[Stored items]
--- Begin ---
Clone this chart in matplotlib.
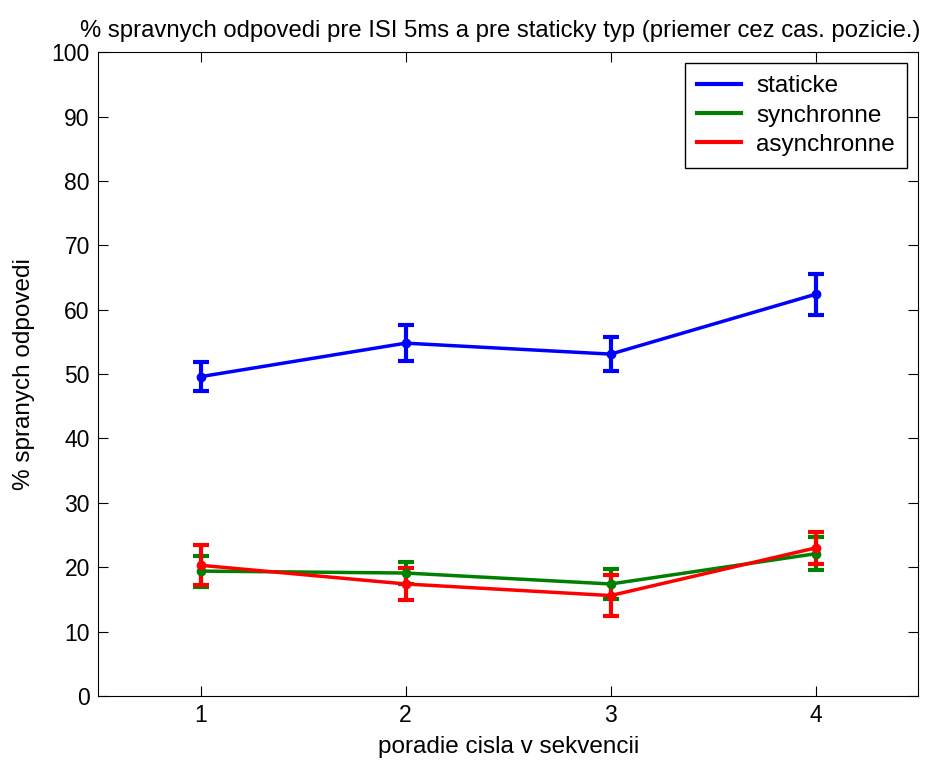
import matplotlib
matplotlib.use("Agg")
import matplotlib.pyplot as plt
from matplotlib.lines import Line2D

plt.rcParams['font.family'] = ['Liberation Sans', 'DejaVu Sans']

x = [1, 2, 3, 4]
staticke = [49.6, 54.8, 53.1, 62.4]
staticke_err = [2.3, 2.8, 2.6, 3.2]
synchronne = [19.4, 19.1, 17.4, 22.1]
synchronne_err = [2.4, 1.7, 2.3, 2.6]
asynchronne = [20.3, 17.4, 15.6, 23.0]
asynchronne_err = [3.1, 2.5, 3.2, 2.5]

fig = plt.figure(figsize=(9.35, 7.62), dpi=100)
ax = fig.add_axes([0.105, 0.0866, 0.877, 0.845])

series = [(staticke, staticke_err, 'blue', 'staticke'),
          (synchronne, synchronne_err, 'green', 'synchronne'),
          (asynchronne, asynchronne_err, 'red', 'asynchronne')]
for y, e, c, lab in series:
    ax.errorbar(x, y, yerr=e, color=c, lw=2.5, marker='o', ms=6, mec=c,
                capsize=6, capthick=3, elinewidth=3, label=lab)

ax.set_xlim(0.5, 4.5)
ax.set_ylim(0, 100)
ax.set_xticks(x)
ax.set_yticks(range(0, 101, 10))
ax.tick_params(direction='in', top=True, right=True, length=7, labelsize=16.5, pad=6)
ax.set_xlabel('poradie cisla v sekvencii', fontsize=17.5, labelpad=6)
ax.set_ylabel('% spranych odpovedi', fontsize=17.5, labelpad=12)
ax.set_title('% spravnych odpovedi pre ISI 5ms a pre staticky typ (priemer cez cas. pozicie.)',
             fontsize=17.2, pad=11, x=0.49)

labels = [s[3] for s in series]
hs = [Line2D([], [], color=c, lw=3) for _, _, c, _ in series]
leg = ax.legend(hs, labels, loc='upper right', fontsize=17.5, fancybox=False,
                edgecolor='black', framealpha=1, handlelength=1.8, borderpad=0.5,
                labelspacing=0.3, handletextpad=0.65, borderaxespad=0.45)
leg.get_frame().set_linewidth(1)

fig.savefig('out.png', dpi=100)
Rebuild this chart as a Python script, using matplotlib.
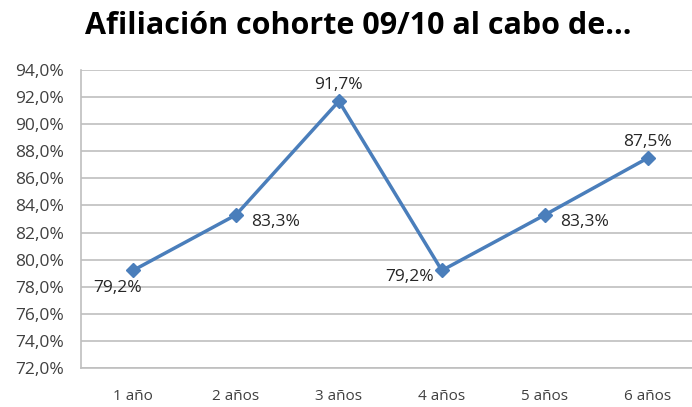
--- End ---
> [SHORT TASK] Pictures are to be left out; the records above must be repeated word for word.

> [CORRECT ANSWER]
Clone this chart in matplotlib.
import matplotlib
matplotlib.use("Agg")
import matplotlib.pyplot as plt
from matplotlib.lines import Line2D

plt.rcParams['font.family'] = ['Liberation Sans', 'DejaVu Sans']

x = [1, 2, 3, 4]
staticke = [49.6, 54.8, 53.1, 62.4]
staticke_err = [2.3, 2.8, 2.6, 3.2]
synchronne = [19.4, 19.1, 17.4, 22.1]
synchronne_err = [2.4, 1.7, 2.3, 2.6]
asynchronne = [20.3, 17.4, 15.6, 23.0]
asynchronne_err = [3.1, 2.5, 3.2, 2.5]

fig = plt.figure(figsize=(9.35, 7.62), dpi=100)
ax = fig.add_axes([0.105, 0.0866, 0.877, 0.845])

series = [(staticke, staticke_err, 'blue', 'staticke'),
          (synchronne, synchronne_err, 'green', 'synchronne'),
          (asynchronne, asynchronne_err, 'red', 'asynchronne')]
for y, e, c, lab in series:
    ax.errorbar(x, y, yerr=e, color=c, lw=2.5, marker='o', ms=6, mec=c,
                capsize=6, capthick=3, elinewidth=3, label=lab)

ax.set_xlim(0.5, 4.5)
ax.set_ylim(0, 100)
ax.set_xticks(x)
ax.set_yticks(range(0, 101, 10))
ax.tick_params(direction='in', top=True, right=True, length=7, labelsize=16.5, pad=6)
ax.set_xlabel('poradie cisla v sekvencii', fontsize=17.5, labelpad=6)
ax.set_ylabel('% spranych odpovedi', fontsize=17.5, labelpad=12)
ax.set_title('% spravnych odpovedi pre ISI 5ms a pre staticky typ (priemer cez cas. pozicie.)',
             fontsize=17.2, pad=11, x=0.49)

labels = [s[3] for s in series]
hs = [Line2D([], [], color=c, lw=3) for _, _, c, _ in series]
leg = ax.legend(hs, labels, loc='upper right', fontsize=17.5, fancybox=False,
                edgecolor='black', framealpha=1, handlelength=1.8, borderpad=0.5,
                labelspacing=0.3, handletextpad=0.65, borderaxespad=0.45)
leg.get_frame().set_linewidth(1)

fig.savefig('out.png', dpi=100)
Rebuild this chart as a Python script, using matplotlib.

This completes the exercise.